Take the lines of the data below from the very first through the line containing "60, 70, 80];" and output them exactly, pictures excluded.
****************
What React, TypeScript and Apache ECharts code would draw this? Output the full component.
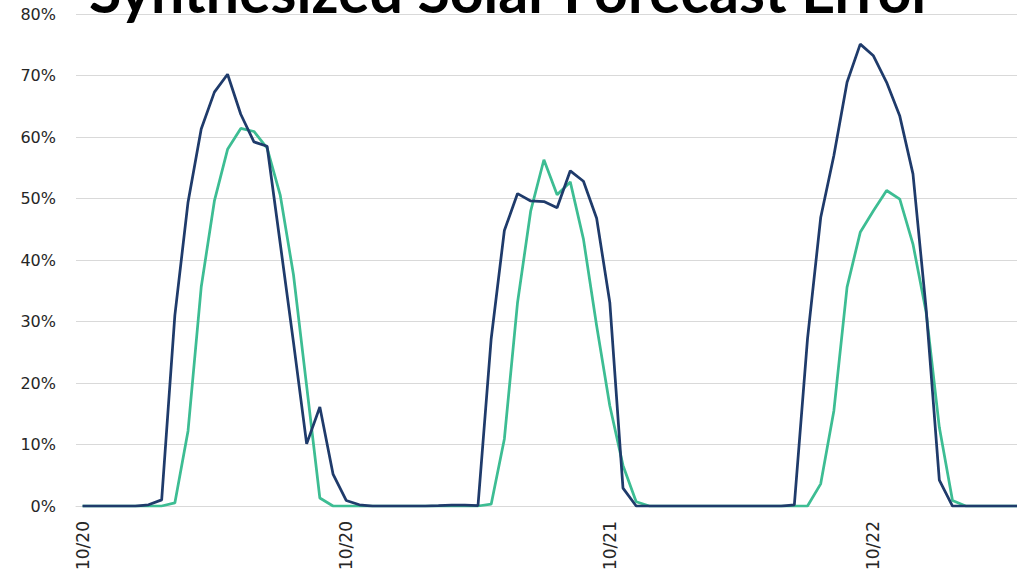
import React, { useEffect, useRef } from "react";
import * as echarts from "echarts";

const titleText = "Synthesized Solar Forecast Error";

// x positions: one category per data point, date ticks every 20 points
const tickLabels = ["10/20", "10/20", "10/21", "10/22"];
const tickEvery = 20;
const pointCount = 72;
const categories = Array.from({ length: pointCount }, (_, i) => String(i));

const yTicks = [0, 10, 20, 30, 40, 50, 60, 70, 80];

const navySeries = [
  0, 0, 0, 0, 0, 0.2, 1, 31, 49.4, 61.3,
  67.3, 70.2, 63.7, 59.2, 58.5, 42.6, 26.6, 10.1, 16.1, 5.2,
  0.9, 0.2, 0, 0, 0, 0, 0, 0.05, 0.15, 0.15,
  0.05, 27.2, 44.8, 50.8, 49.6, 49.5, 48.5, 54.5, 52.8, 46.8,
  33.1, 2.9, 0, 0, 0, 0, 0, 0, 0, 0,
  0, 0, 0, 0, 0.2, 27.2, 46.9, 57, 68.9, 75.1,
  73.2, 68.9, 63.4, 54, 32, 4.2, 0, 0, 0, 0,
  0, 0,
];

const greenSeries = [
  0, 0, 0, 0, 0, 0, 0, 0.5, 12.2, 35.6,
  49.6, 58, 61.4, 60.9, 58.2, 50.5, 37.6, 19.5, 1.3, 0,
  0, 0, 0, 0, 0, 0, 0, 0, 0, 0,
  0, 0.3, 10.9, 33.1, 48, 56.3, 50.6, 52.7, 43.4, 29.3,
  16.3, 6.6, 0.7, 0, 0, 0, 0, 0, 0, 0,
  0, 0, 0, 0, 0, 0, 3.6, 15.5, 35.6, 44.5,
  48, 51.3, 49.9, 42.6, 31.5, 12.8, 0.9, 0, 0, 0,
  0, 0,
];

export default function App() {
  const ref = useRef<HTMLDivElement>(null);

  useEffect(() => {
    if (!ref.current) return;
    const chart = echarts.init(ref.current, undefined, { renderer: "svg" });
    chart.setOption({
      animation: false,
      backgroundColor: "#ffffff",
      grid: { left: 76, right: 0, top: 14, height: 493, containLabel: false },
      xAxis: {
        type: "category",
        data: categories,
        boundaryGap: true,
        axisLine: { show: true, lineStyle: { color: "#d9d9d9", width: 1 } },
        axisTick: { show: false },
        splitLine: { show: false },
        axisLabel: {
          interval: tickEvery - 1,
          rotate: 90,
          margin: 15,
          fontFamily: "DejaVu Sans",
          fontSize: 17,
          color: "#262626",
          formatter: (_v: string, idx: number) =>
            idx % tickEvery === 0 ? tickLabels[idx / tickEvery] ?? "" : "",
        },
      },
      yAxis: {
        type: "value",
        min: yTicks[0],
        max: yTicks[yTicks.length - 1],
        interval: yTicks[1] - yTicks[0],
        axisLine: { show: false },
        axisTick: { show: false },
        splitLine: { show: true, lineStyle: { color: "#d9d9d9", width: 1 } },
        axisLabel: {
          margin: 20,
          fontFamily: "DejaVu Sans",
          fontSize: 16,
          color: "#262626",
          formatter: "{value}%",
        },
      },
      series: [
        {
          type: "line",
          data: navySeries,
          showSymbol: false,
          symbol: "none",
          lineStyle: { color: "#1f3b6b", width: 2.75 },
          itemStyle: { color: "#1f3b6b" },
          z: 3,
        },
        {
          type: "line",
          data: greenSeries,
          showSymbol: false,
          symbol: "none",
          lineStyle: { color: "#3dbd93", width: 2.75 },
          itemStyle: { color: "#3dbd93" },
          z: 2,
        },
      ],
      graphic: [
        {
          type: "text",
          left: 89,
          top: -39,
          z: 10,
          style: {
            text: titleText,
            fontFamily: "Lato",
            fontWeight: "bold",
            fontSize: 59,
            fill: "#000000",
          },
        },
      ],
    });
    return () => chart.dispose();
  }, []);

  return (
    <div
      style={{
        position: "fixed",
        left: 0,
        top: 0,
        width: 1017,
        height: 573,
        overflow: "hidden",
        background: "#fff",
      }}
    >
      <div ref={ref} style={{ width: 1025, height: 573 }} />
    </div>
  );
}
****************
= Result for this exercise =
What React, TypeScript and Apache ECharts code would draw this? Output the full component.
import React, { useEffect, useRef } from "react";
import * as echarts from "echarts";

const titleText = "Synthesized Solar Forecast Error";

// x positions: one category per data point, date ticks every 20 points
const tickLabels = ["10/20", "10/20", "10/21", "10/22"];
const tickEvery = 20;
const pointCount = 72;
const categories = Array.from({ length: pointCount }, (_, i) => String(i));

const yTicks = [0, 10, 20, 30, 40, 50, 60, 70, 80];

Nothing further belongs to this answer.